The other problem with this is without this grounding… This sounding board of another human being… I am forced into complete non-activity (also out of habit), but the problem with this is — if I am unable to take action with all this rage, where can the rage truly go? Sure, I can meditate, I can use various forms of physical exercise (and even Bindu Yoga), but without a true outlet for taking care of the issue, (like bringing the deadbeat to court, or even confronting him and putting the fear of god into him to paying the money that he owes) that fury festers. And when it festers — the personal issues just go into the wrong sort of cycle. A sort of cycle that can turn into a time bomb waiting to go off.

That’s not the thing that I should be doing at the moment.

[Last Edited: 10/26/2012 08:29:02 PM]

So rewind to my last journal entry just over two weeks ago… The friend that I mentioned that threw out there the phrase “Pre-Destined Relationships” continues to throw all sorts of curveballs in my direction — none of which has left me feeling the least bit settled or grounded. Quite the opposite really… If anything I find myself more unsettled with each and every encounter with him. For every question that I might have gotten around to an answer, I’m left with 20 other questions that remain unanswered. Not to mention the more that I get to know him, the more I’m not at all liking what I see. While he’s not a bad person per se… The problem is that he’s been making the sort of rash decisions that will not end well either for him, or the people that he’s involved in. And with me being the detached observer, I’m finding that it’s going to be a train wreck both emotionally as well as spiritually for everyone involved. In fact, he reminds me of the lesson that I had learned not too long ago about, “…there are just some good people that don’t belong in your life…” That is to say that regardless of the fact that they’re good natured and the sort of people that most would want in one’s life — they’re being there is just simply a bad influence on one’s well being, life, karma, even Wa.
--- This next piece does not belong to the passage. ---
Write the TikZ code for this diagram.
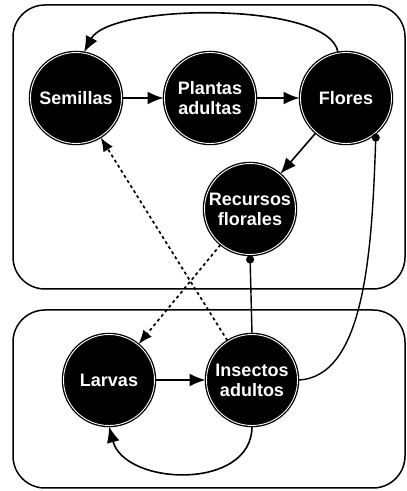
\documentclass[tikz,border=0pt]{standalone}
\usepackage{fontspec}
\setmainfont{Liberation Sans}
\usetikzlibrary{arrows.meta}
\begin{document}
\begin{tikzpicture}[x=1pt,y=1pt,
  stage/.style={circle, minimum size=91pt, inner sep=0pt, outer sep=1pt,
    fill=black, draw=black, line width=1.3pt, double=white, double distance=0.9pt,
    text=white, align=center, font=\bfseries\fontsize{18}{20}\selectfont},
  panel/.style={draw=black, line width=1.5pt, rounded corners=32pt},
  flow/.style={line width=1.6pt, -{Latex[length=16pt,width=13pt]}},
  influence/.style={line width=1.7pt, dash pattern=on 3pt off 3pt, -{Latex[length=14pt,width=11pt]}},
  dotlink/.style={line width=1.4pt, -{Circle[length=8pt]}}
]
\useasboundingbox (0,0) rectangle (407,491);
\draw[panel] (13,202) rectangle (405,486);
\draw[panel] (13,3) rectangle (405,181);

\node[stage] (semillas) at (76,393) {Semillas};
\node[stage] (plantas) at (210,393) {Plantas\\adultas};
\node[stage] (flores) at (346,393) {Flores};
\node[stage] (recursos) at (250,282) {Recursos\\florales};
\node[stage] (larvas) at (109,111) {Larvas};
\node[stage] (insectos) at (252,111) {Insectos\\adultos};

\draw[flow] (semillas) -- (plantas);
\draw[flow] (plantas) -- (flores);
\draw[flow] (flores) -- (recursos);
\draw[flow] (flores.100) .. controls (330,490) and (110,488) .. (semillas.80);
\draw[flow] (larvas) -- (insectos);
\draw[flow] (insectos.south) .. controls (252,0) and (125,5) .. (larvas.south);

\draw[influence] (insectos) -- (semillas);
\draw[influence] (recursos) -- (larvas);

\draw[dotlink] (insectos.north) -- (recursos.south);
\draw[dotlink] (insectos.east) .. controls (365,114) and (372,241) .. (flores.-50);
\end{tikzpicture}
\end{document}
I wish there was “on the other hand” to this… But there isn’t. I realize that if I try to justify keeping this going the way that it’s going is only to end up going really badly. The kind of badly that will leave me a lot more worse for wear. Sure, I know I’d get over it… I usually do, but I don’t need the extra baggage to go along with it. If anything I’m supposed to be working on shedding what massive amounts of it I already have. I wish there were another way to handling this, but the only other option is to let it continue going the direction it’s going, and that’s the last thing that I want.

Maybe in another life this would work out better? But this one? I like my sensibilities and what little order I get from myself in my environment, not to mention that I don’t need to be dealing with his ego-centric bullshit. And him? *shakes head* I can’t help but think he’s got one, maybe even two lifetimes to go before it sorts itself out… But this one? He’s going to be sinking a lot more before he realizes the path that he’s on is not only destructive to the people around him, but self-destructive in the worst possible sense. And no matter how much he thinks picking up from where he is now to another location at the beginning of the year, the baggage that he’s picked up and calls his own now will follow him there.

And with that decision that I’m making, and my venting this out so that I don’t carry it anymore is no longer my concern. Heh, although knowing me too well, I’m more than sure I’ll be talking about it one or two more times.